1107(e)(2)(B)(iii) and reads as follows:
``A sentence rehearing, rather than a reassessment, may be more
appropriate in cases where a significant part of the government's case
has been dismissed. The convening authority may not take any actions
inconsistent with directives of superior competent authority. Where
that directive is unclear, appropriate clarification should be sought
from the authority issuing the original directive. For purposes of
R.C.M. 1107(e)(1)(B), the term ``superior competent authority'' does
not include superior convening authorities but rather, for example, the
appropriate Judge Advocate General or a court of competent
jurisdiction.''
(x) A Discussion is inserted after the new R.C.M. 1107(e)(2)(C)(ii)
and reads as follows:
``For example, if proof of absence without leave was by improperly
authenticated documentary evidence admitted over the objection of the
defense, the convening authority may disapprove the findings of guilty
and sentence and order a rehearing if there is reason to believe that
properly authenticated documentary evidence or other admissible
evidence of guilt will be available at the rehearing. On the other
hand, if no proof of unauthorized absence was introduced at trial, a
rehearing may not be ordered.''
(y) A new paragraph is added to the end of the Discussion
immediately following R.C.M. 1108(b) and reads as follows:
``The limitations on suspension of the execution of any sentence or
part thereof contained in Article 60 apply to a decision by a convening
authority or other person acting on the case under Article 60, as
opposed to an individual remitting or suspending a sentence pursuant to
a different authority, such as Article 74. See R.C.M. 1107(d).''
(z) A new Discussion section is inserted immediately following the
new R.C.M. 1109(h)(4) and reads as follows:
``The following oath may be given to witnesses:
``Do you (swear) (affirm) that the evidence you give shall be the
truth, the whole truth, and nothing but the truth (so help you God)?''
The hearing officer is required to include in the record of the
hearing, at a minimum, a summary of the substance of all testimony.

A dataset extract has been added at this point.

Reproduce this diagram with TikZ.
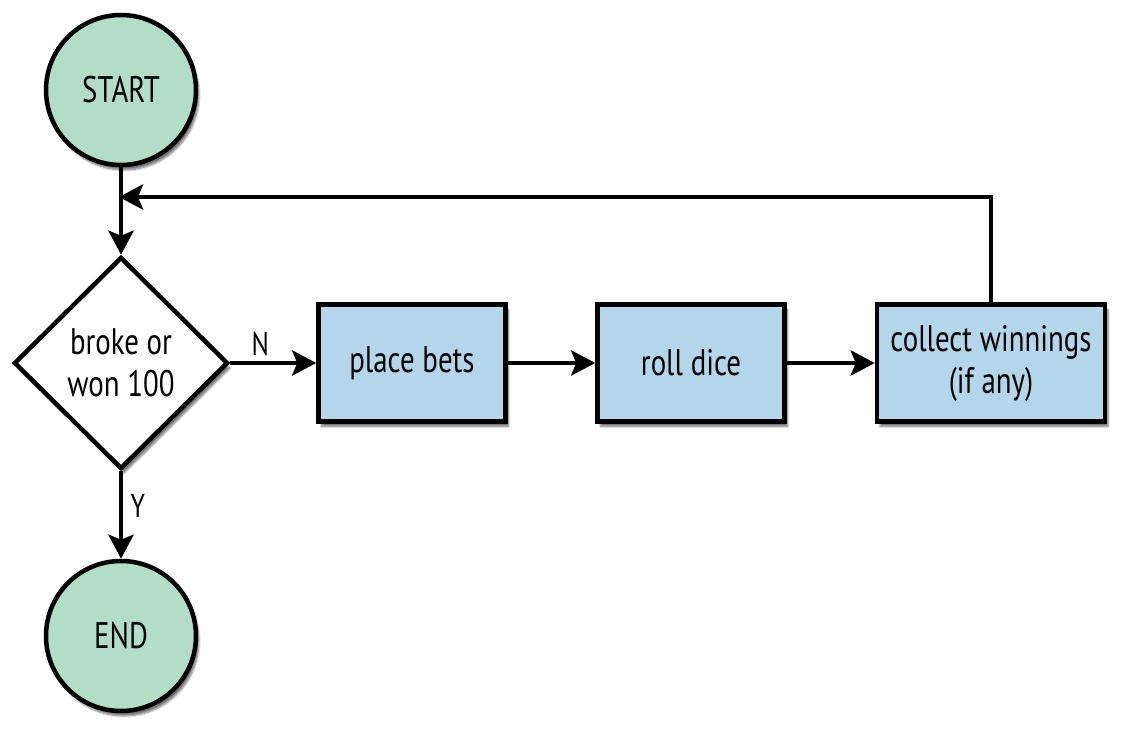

All hearing officer notes of testimony and recordings of testimony
should be preserved until the end of trial.
If during the hearing any witness subject to the Code is suspected
of an offense under the Code, the hearing officer should comply with
the warning requirements of Mil. R. Evid. 305(c), (d), and, if
necessary, (e).
Bearing in mind that the probationer and government are responsible
for preparing and presenting their cases, the hearing officer may ask a
witness questions relevant to the limited purpose of the hearing. When
questioning a witness, the hearing officer may not depart from an
impartial role and become an advocate for either side.''
Dated: June 10, 2016.
Aaron Siegel,
Alternate OSD Federal Register Liaison Officer, Department of Defense.